Solo-reflect, written or chat. Take eight minutes. The prompt asks for honesty about voices, which can be tender.

  1. Audit your week. Where in your schedule does the productivity ideal live? Not as policy, as compulsion. The hours you cannot let yourself rest. The hour you check email “just once.”
  2. Whose voice is the productivity ideal in? A parent, a grandparent, a teacher, a culture, a particular employer, an internalized ancestor. Be specific.
  3. Whose history is that voice carrying? What labor was stolen, given, demanded? You may not know the answer. Write what you do know.

Facilitator Note: The third question can produce strong feeling, especially for participants whose family histories carry forced labor, immigration under coercion, intergenerational poverty, or assimilation pressure. Hold space without interpretation. The participant is the authority on their own lineage.

Discussion 18 min

Prompt 1. What is the Laziness Lie in YOUR head? Whose voice does it speak in, and whose interest does it serve? (Devon Price names this in Laziness Does Not Exist; Hersey names the deeper history.)

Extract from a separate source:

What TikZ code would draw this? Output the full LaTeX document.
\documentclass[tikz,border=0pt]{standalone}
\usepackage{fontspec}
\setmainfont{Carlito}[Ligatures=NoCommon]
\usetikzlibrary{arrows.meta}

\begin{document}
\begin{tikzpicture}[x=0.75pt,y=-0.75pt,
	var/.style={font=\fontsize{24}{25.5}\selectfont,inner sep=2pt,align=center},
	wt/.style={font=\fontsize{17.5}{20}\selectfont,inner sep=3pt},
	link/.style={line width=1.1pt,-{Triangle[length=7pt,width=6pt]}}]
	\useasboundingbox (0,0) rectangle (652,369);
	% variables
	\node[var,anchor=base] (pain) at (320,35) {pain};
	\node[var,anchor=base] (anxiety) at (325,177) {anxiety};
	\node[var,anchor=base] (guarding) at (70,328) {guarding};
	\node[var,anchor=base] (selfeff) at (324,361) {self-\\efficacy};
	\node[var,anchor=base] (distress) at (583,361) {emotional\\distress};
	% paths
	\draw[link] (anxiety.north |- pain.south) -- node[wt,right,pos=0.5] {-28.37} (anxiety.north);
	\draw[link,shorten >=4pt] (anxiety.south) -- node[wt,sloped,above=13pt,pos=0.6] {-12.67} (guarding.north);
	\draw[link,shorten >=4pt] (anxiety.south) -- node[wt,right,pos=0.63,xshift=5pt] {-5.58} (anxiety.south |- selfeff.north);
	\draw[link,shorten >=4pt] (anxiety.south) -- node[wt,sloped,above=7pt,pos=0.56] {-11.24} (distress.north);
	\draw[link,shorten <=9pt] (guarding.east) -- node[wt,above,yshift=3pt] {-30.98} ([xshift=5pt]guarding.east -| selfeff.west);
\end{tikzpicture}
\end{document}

Listen for the specificity. Not “society” but a person, a sentence, a particular childhood scene. The Laziness Lie is rarely abstract; it is usually attached to a specific memory.

Prompt 2. Whose rest is read as rest in your life, and whose rest is read as failure? (The good immigrant grandchild’s nap is not the trust-fund kid’s nap, even when the bodies are equally tired. The high-functioning autistic’s collapse is not the same as the well-supported neurotypical’s vacation.)

This prompt invites the racial, class, gender, and disability asymmetries that Hersey insists on. Do not flatten them. Allies and white participants: this is a listening prompt unless you are speaking from your own marginalization.

Prompt 3. What would it mean for your nervous system AND your politics if you took rest seriously this week? The braid, not just one thread.

Closer to integration. Some participants will resist the political register and stay clinical; others will resist the clinical register and stay political. Honor both directions; the braid does not require equal weighting in any one person.

Future sessions: Topics raised that need their own time. Hold these for a deeper dive.

Closing 7 min

A specific Hersey passage, a specific scheduled rest, and the question of whose history you are carrying.

Pick one to take with you:

  1. Read the introduction to Hersey’s Rest Is Resistance this week. Not the whole book. The introduction. Let it land in the source language.
  2. Twenty minutes of scheduled, defended rest this week, named in advance, with no productive output expected. Sleep, lie down, stare at a wall. The defense is part of the rest.
  3. ND-affirming resource: The Nap Ministry (thenapministry.com); Robert Chapman, Empire of Normality (2023); Devon Price, Laziness Does Not Exist (2021).
  4. Nothing. Showing up was the work.

Checkout: One sentence. One thing you’re taking from this hour, plus the small concrete thing you’ll do or not do because of it.

Facilitator Note: Push gently for specifics. “I’ll rest” becomes “I’ll close the laptop for twenty minutes after this.” Then close the room with thirty seconds of shared silence and a clear ending. ND nervous systems regulate better with a known landing.

Crisis resources: If you are in crisis tonight, 988 (call or text) or Crisis Text Line (text HOME to 741741).